Por Juan Manuel de Prada
Casi todos los países occidentales han pasado por un proceso migratorio del campo a la ciudad. Poblaciones rurales ingentes abandonaron sus medios tradicionales de vida, ligados a la tierra, para convertirse en mano de obra (y con frecuencia en carne para la trituradora) de una industria en fase expansiva, ocupando los arrabales sórdidos de las grandes ciudades. Este proceso, que en España fue más tardío, habría de adquirir sin embargo una especial virulencia en los años posteriores a la Guerra Civil y, muy especialmente en las décadas de los cincuenta, sesenta y setenta, en las que el fenómeno migratorio, tanto interior como exterior, acabaría por cambiar por completo la fisonomía de nuestro país, que en las décadas siguientes aun habría de conocer otra fase del proceso migratorio todavía más compleja, cuando España se convirtió en destino de mano de obra extranjera, merced a una racha de prosperidad económica que -según ahora comprobamos- se asentaba sobre cimientos de humo.
Algunos datos quizá nos sirvan para ilustrar el desquiciado proceso de abandono de la tierra (único cimiento de toda economía sana) sufrido en España. En 1900, el 48 por ciento de la población española vivía en núcleos con menos de 2000 habitantes; en la actualidad, este porcentaje ronda el 15 por ciento. Pero mayor aún ha sido el descenso del empleo en el sector agrícola y ganadero. Hasta un 70 por ciento de la población activa se empleaba en 1900 en dicho sector, cifra que se había reducido hasta un 50 por ciento a mediados de siglo; el éxodo rural y la mecanización de las tareas agrícolas harían que, hacia 1970, solo el 25 por ciento de la población activa se dedicase al cultivo del campo; en la actualidad, menos de un 5 por ciento de nuestra población persevera en estas labores, mientras el sector terciario o de servicios se ha hipertrofiado hasta alcanzar el 70 por ciento. No hace falta añadir que muchos de estos ‘servicios’ son pura economía improductiva, especulativa, virtual, filfas de pijos sobrevenidos que nos las tendremos que comer con patatas no tardando mucho. Lo más llamativo de este proceso es que, mientras la economía española derivaba hacia el pijismo más superferolítico, la demanda de productos agrícolas y ganaderos no disminuía, sino que, por el contrario, se incrementaba; y, aunque los avances tecnológicos han permitido aumentar su producción con menos mano de obra, en estos momentos España importa muchos productos agrícolas (¡empezando por las naranjas, de las que en otro tiempo fuimos primer productor mundial!) que, hace apenas unas décadas, exportaba, por imposición en gran medida de las ordenanzas europeas, que han llegado incluso (misterio de iniquidad) a subvencionar a muchos agricultores y ganaderos para que abandonen sus explotaciones. Paralelamente, los productos agrícolas y ganaderos han disparado sus precios, a la vez que quienes los producen reciben una remuneración cada vez más escasa por su trabajo, para enriquecimiento sórdido de una tupida red de intermediarios.

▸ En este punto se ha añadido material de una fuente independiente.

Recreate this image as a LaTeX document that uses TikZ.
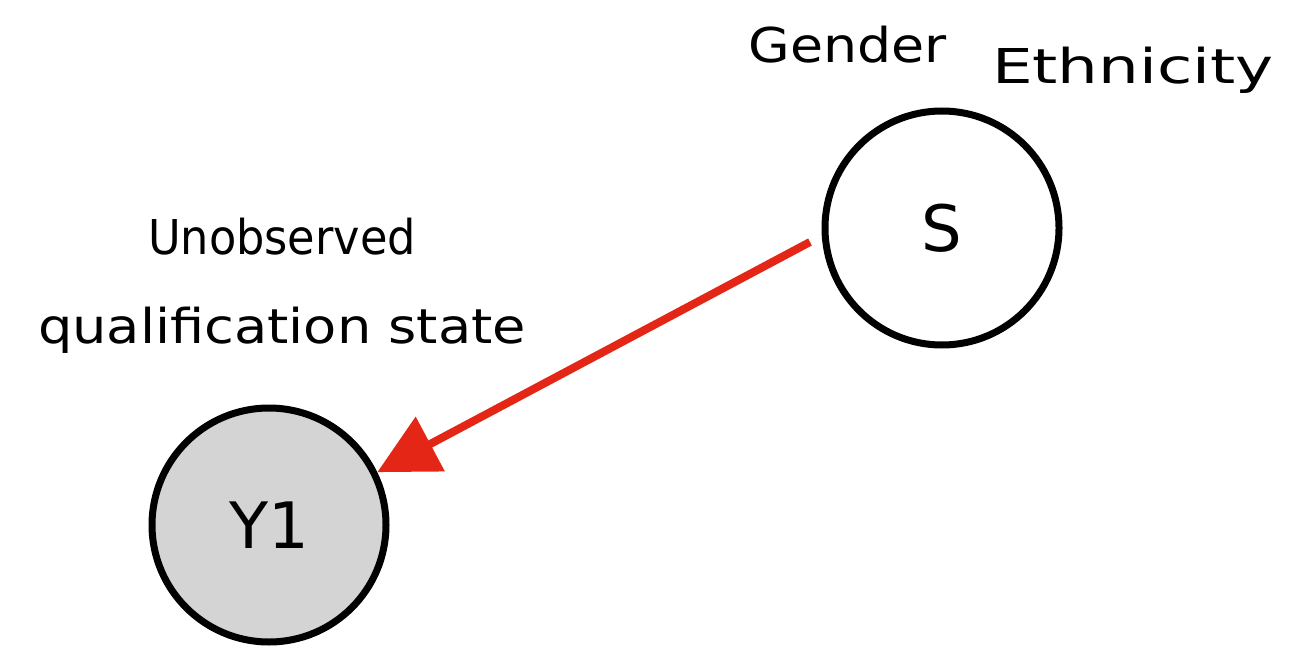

Las causas del éxodo rural fueron muy diversas y complejas; y, desde luego, entre ellas debemos contar, en primer lugar, el reparto injusto de la tierra, que propició que millones de personas, al carecer de propiedad, tuvieran que desarrollar las faenas agrícolas en condiciones indignas y soportar hambrunas atroces. Pero las consecuencias de este éxodo rural fueron con demasiada frecuencia lastimosas: las promesas de una vida más fácil que ofrecía la ciudad no se vieron siempre realizadas; y, en cambio, propiciaron una ruptura a menudo traumática con tradiciones ancestrales que ligaban a nuestros antepasados a la tierra, favoreciendo el desarraigo, las rupturas familiares, la pérdida de la fe y la emergencia de una nueva problemática social que se ha mostrado en gran medida irresoluble, con formas emergentes de pobreza y desequilibrios demográficos nunca antes conocidos. El abandono de la agricultura ha generado, por otro lado, una dependencia cada vez mayor de productos que hemos dejado de cultivar; y, mientras las tierras que antaño se destinaban a la labranza eran recalificadas y entregadas a la voracidad inmobiliaria (¡y a los resorts y campos de golf para ejecutivos estresados, oiga!), se ha generado una nueva forma de especulación que afecta al precio de los alimentos y que pronto podría degenerar en una pavorosa crisis alimentaria.
Y es que los pecados, cuando no media arrepentimiento, tarde o temprano se pagan. Algunos incluso más temprano que tarde.